A great deal has been written concerning the value of law firm web sites, but have there been any studies or substantive articles written providing hard data, such as investment made vs. number of hits vs. actual clients generated?

 

Answer

Would you ask for "hard data" about the number of "actual clients" generated through other marketing expenditures like seminars conducted by law firms? Of course not. Few people would even ask for such figures, because we know that the expected payback depends on factors like the industry involved, the firm's prestige before the seminar, the quality of the program, how well the lawyers follow up, and many other factors.

You are going to have a hard time finding quantifiable information on this topic relevant to law firms. Further, any information you do find is likely to be misleading.

Law firms are not fungible. Clients are not fungible. Law firm web sites are not fungible. This is not an area that lends itself well to quantitative analysis.

This leads directly into another reason why the "hard data" would be misleading:

Most law firm web sites are of poor quality, and they are poorly promoted.

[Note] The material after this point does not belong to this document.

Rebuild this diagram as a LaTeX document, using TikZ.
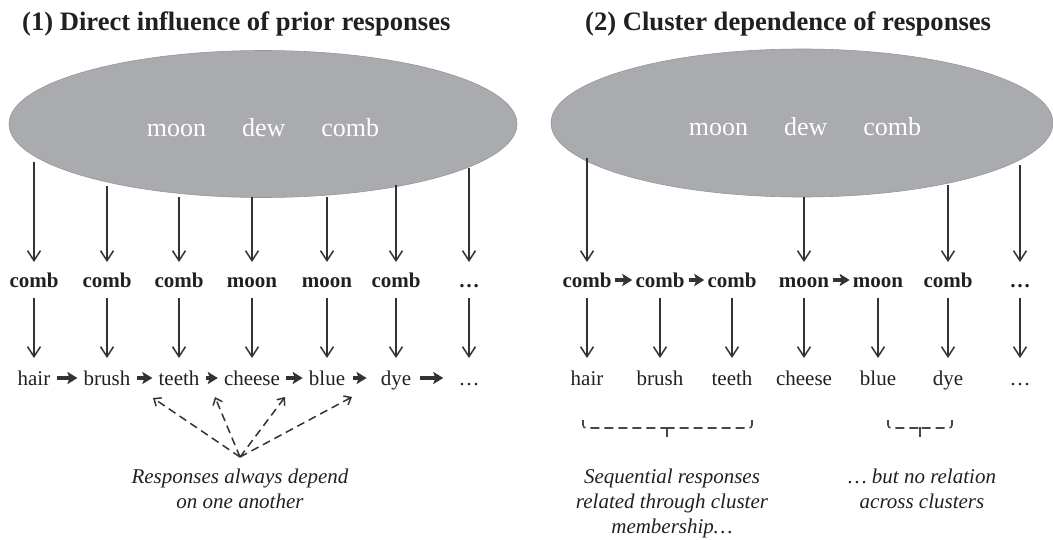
\documentclass[tikz,border=0pt]{standalone}
\usepackage{fontspec}
\setmainfont{Liberation Serif}
\usetikzlibrary{arrows.meta,shapes.geometric}

\begin{document}
\begin{tikzpicture}[
    x=1pt, y=-1pt,
    head/.style={font=\fontsize{26.6}{30}\selectfont\bfseries, text=Ink, inner sep=0pt, anchor=base west},
    pool/.style={ellipse, fill=PoolFill, draw=PoolBorder, line width=0.6pt, inner sep=0pt},
    poolword/.style={font=\fontsize{26}{30}\selectfont, text=white, inner sep=0pt, anchor=base},
    cue/.style={font=\fontsize{21}{25}\selectfont\bfseries, text=Ink, text height=14pt, text depth=0pt,
        inner xsep=2pt, inner ysep=0pt, outer ysep=11pt, anchor=base},
    resp/.style={font=\fontsize{21}{25}\selectfont, text=Ink, text height=14pt, text depth=0pt,
        inner xsep=2pt, inner ysep=0pt, outer ysep=13pt, anchor=base},
    down/.style={-{Straight Barb[length=10pt,width=13pt]}, line width=1.5pt, ArrowInk},
    link/.style={-{Stealth[length=10pt,width=12pt,inset=2pt]}, line width=3.5pt, ArrowInk,
        shorten <=4pt, shorten >=4pt},
    dep/.style={-{Straight Barb[length=6pt,width=10pt]}, line width=1.5pt, ArrowInk, dash pattern=on 8pt off 5pt},
    note/.style={font=\fontsize{21}{25}\selectfont\itshape, text=Ink, align=center, inner sep=0pt, anchor=north},
    group/.style={line width=1.6pt, ArrowInk!90, rounded corners=3pt, dash pattern=on 9pt off 5pt}
]

\definecolor{PoolFill}{RGB}{170,171,175}
\definecolor{PoolBorder}{RGB}{150,151,156}
\definecolor{Ink}{RGB}{35,31,32}
\definecolor{ArrowInk}{RGB}{51,51,51}

\useasboundingbox (0,0) rectangle (1053,539);

% ── Titles ───────────────────────────────────────────────────
\node[head] (title1) at (22,30)  {(1) Direct influence of prior responses};
\node[head] (title2) at (585,30) {(2) Cluster dependence of responses};

% ── Cue pools (grey ellipses) ────────────────────────────────
\node[pool, minimum width=508pt, minimum height=147pt] (lpool) at (263,124) {};
\node[pool, minimum width=502pt, minimum height=148pt] (rpool) at (802,123) {};
\node[poolword] (lcues) at (263,136) {moon\hspace{36pt}dew\hspace{36pt}comb};
\node[poolword] (rcues) at (805,135) {moon\hspace{36pt}dew\hspace{36pt}comb};

% ── Left panel: cues and responses ───────────────────────────
\node[cue] (lc1) at (34,287)  {comb};
\node[cue] (lc2) at (107,287) {comb};
\node[cue] (lc3) at (179,287) {comb};
\node[cue] (lc4) at (252,287) {moon};
\node[cue] (lc5) at (327,287) {moon};
\node[cue] (lc6) at (396,287) {comb};
\node[cue] (lc7) at (469,287) {…};

\node[resp] (lw1) at (34,385)  {hair};
\node[resp] (lw2) at (107,385) {brush};
\node[resp] (lw3) at (179,385) {teeth};
\node[resp] (lw4) at (252,385) {cheese};
\node[resp] (lw5) at (327,385) {blue};
\node[resp] (lw6) at (396,385) {dye};
\node[resp] (lw7) at (469,385) {…};

% ── Right panel: cues and responses ──────────────────────────
\node[cue] (rc1) at (587,287)  {comb};
\node[cue] (rc2) at (660,287)  {comb};
\node[cue] (rc3) at (732,287)  {comb};
\node[cue] (rc4) at (804,287)  {moon};
\node[cue] (rc5) at (878,287)  {moon};
\node[cue] (rc6) at (948,287)  {comb};
\node[cue] (rc7) at (1020,287) {…};

\node[resp] (rw1) at (587,385)  {hair};
\node[resp] (rw2) at (660,385)  {brush};
\node[resp] (rw3) at (732,385)  {teeth};
\node[resp] (rw4) at (804,385)  {cheese};
\node[resp] (rw5) at (878,385)  {blue};
\node[resp] (rw6) at (948,385)  {dye};
\node[resp] (rw7) at (1020,385) {…};

% ── Arrows out of the pools ──────────────────────────────────
\draw[down] ([yshift=100pt]lc1.north) -- (lc1);
\draw[down] ([yshift=76pt]lc2.north)  -- (lc2);
\draw[down] ([yshift=65pt]lc3.north)  -- (lc3);
\draw[down] ([yshift=65pt]lc4.north)  -- (lc4);
\draw[down] ([yshift=65pt]lc5.north)  -- (lc5);
\draw[down] ([yshift=77pt]lc6.north)  -- (lc6);
\draw[down] ([yshift=94pt]lc7.north)  -- (lc7);

\draw[down] ([yshift=104pt]rc1.north) -- (rc1);
\draw[down] ([yshift=65pt]rc4.north)  -- (rc4);
\draw[down] ([yshift=77pt]rc6.north)  -- (rc6);
\draw[down] ([yshift=97pt]rc7.north)  -- (rc7);

% ── Cue -> response ──────────────────────────────────────────
\draw[down] (lc1) -- (lw1);  \draw[down] (lc2) -- (lw2);
\draw[down] (lc3) -- (lw3);  \draw[down] (lc4) -- (lw4);
\draw[down] (lc5) -- (lw5);  \draw[down] (lc6) -- (lw6);
\draw[down] (lc7) -- (lw7);

\draw[down] (rc1) -- (rw1);  \draw[down] (rc2) -- (rw2);
\draw[down] (rc3) -- (rw3);  \draw[down] (rc4) -- (rw4);
\draw[down] (rc5) -- (rw5);  \draw[down] (rc6) -- (rw6);
\draw[down] (rc7) -- (rw7);

% ── Sequential links ─────────────────────────────────────────
\draw[link] (lw1) -- (lw2);  \draw[link] (lw2) -- (lw3);
\draw[link] (lw3) -- (lw4);  \draw[link] (lw4) -- (lw5);
\draw[link, shorten <=6pt, shorten >=12pt] (lw5) -- (lw6);
\draw[link, shorten <=7pt, shorten >=13pt] (lw6) -- (lw7);

\draw[link, shorten <=1pt, shorten >=1pt] (rc1) -- (rc2);
\draw[link, shorten <=2pt, shorten >=1pt] (rc2) -- (rc3);
\draw[link, shorten <=2pt, shorten >=1pt] (rc4) -- (rc5);

% ── Left note with dashed dependencies ───────────────────────
\node[note] (lnote) at (240,469) {Responses always depend\\on one another};
\coordinate (hub) at ([yshift=12pt]lnote.north);
\coordinate (d1) at (153,398);
\coordinate (d2) at (215,397);
\coordinate (d3) at (285,397);
\coordinate (d4) at (352,397);
\draw[dep] (hub) -- (d1);
\draw[dep] (hub) -- (d2);
\draw[dep] (hub) -- (d3);
\draw[dep] (hub) -- (d4);

% ── Right notes with cluster brackets ────────────────────────
\draw[group] (583,420) |- (667,428);
\draw[group] (752,420) |- (667,428);
\draw[line width=1.6pt, ArrowInk!90] (667,427) -- (667,437);
\draw[group] (888,420) |- (920,428);
\draw[group] (952,420) |- (920,428);
\draw[line width=1.6pt, ArrowInk!90] (920,427) -- (920,437);
\node[note] (rnote1) at (672,469) {Sequential responses\\related through cluster\\membership…};
\node[note] (rnote2) at (922,469) {… but no relation\\across clusters};

\end{tikzpicture}
\end{document}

The firms commissioning them seem to conceive of them as a sort of cross between a paper brochure and a dignified TV ad. The "content," if there is any content at all, is typically a more or less random collection of articles written by the firm's lawyers. These firms don't have a clue about the real potential of the medium and how to exploit it.

The question should not be: "What is the normal ROI on a typical law firm site?" but "What is the expected ROI on a GOOD law firm site?"